Reyes Maroto, acting minister of industry, commerce and tourism, has announced a wave of measures for tourism businesses, primarily in the Canary and Balearic islands, where the collapse has been felt most acutely.

The 178-year-old tour operator Thomas Cook collapsed last month after last-minute talks to find an extra £200m in funding failed.


The collapse has prompted the UK’s Civil Aviation Authority to launch Operation Matterhorn to repatriate stranded Thomas Cook customers.

The 13 measures announced by Ms Maroto include opening a €200m line of credit for tourism businesses to keep afloat.

Other measures include strengthening the PR campaign for Spanish tourism and cutting tariffs for airlines flying to the Balearic and Canary islands.
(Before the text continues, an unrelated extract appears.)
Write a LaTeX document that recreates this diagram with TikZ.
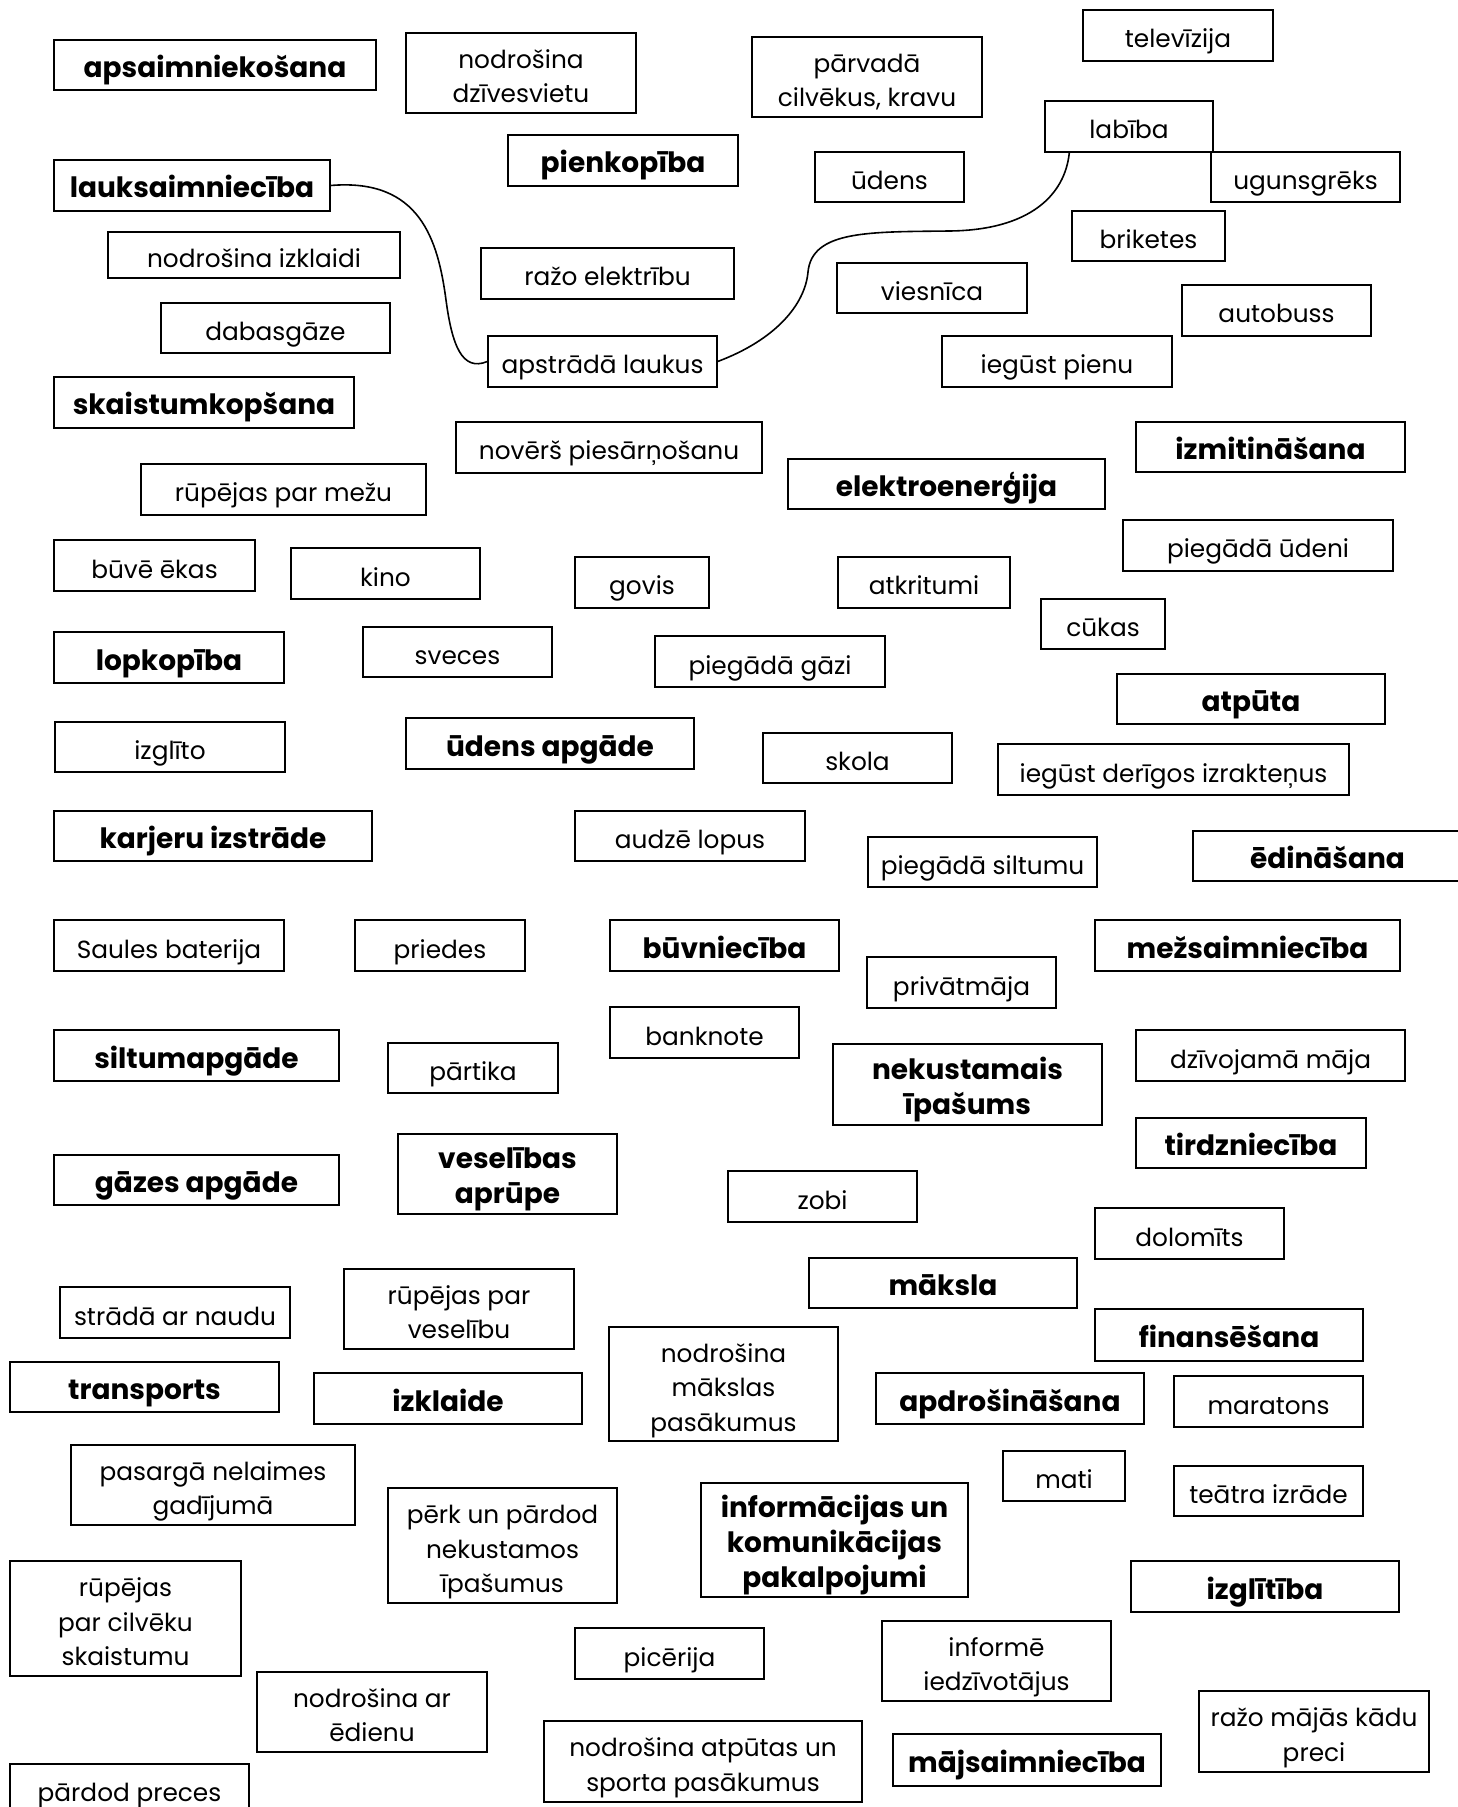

Tourism makes up around 10 per cent of the Spanish economy, but the figure is much higher on the islands, which depend heavily on international visitors – particularly from the UK.

News of the rescue comes as the head of the Spanish hotel federation has warned that 500 hotels could close “immediately” due to the collapse of the tour operator. 

Juan Molas, head of Spain’s Confederation of Hotels and Tourist Accommodation, told business daily Cinco Dias that “the situation could get worse if the government doesn’t take immediate action”.

One in five of the hotels were exclusively dependent on the British tour operator, he said, while the rest counted around 70 per cent of their guests as Thomas Cook clients. 

The worst affected areas were in the Canaries and Balearics, reported AFP.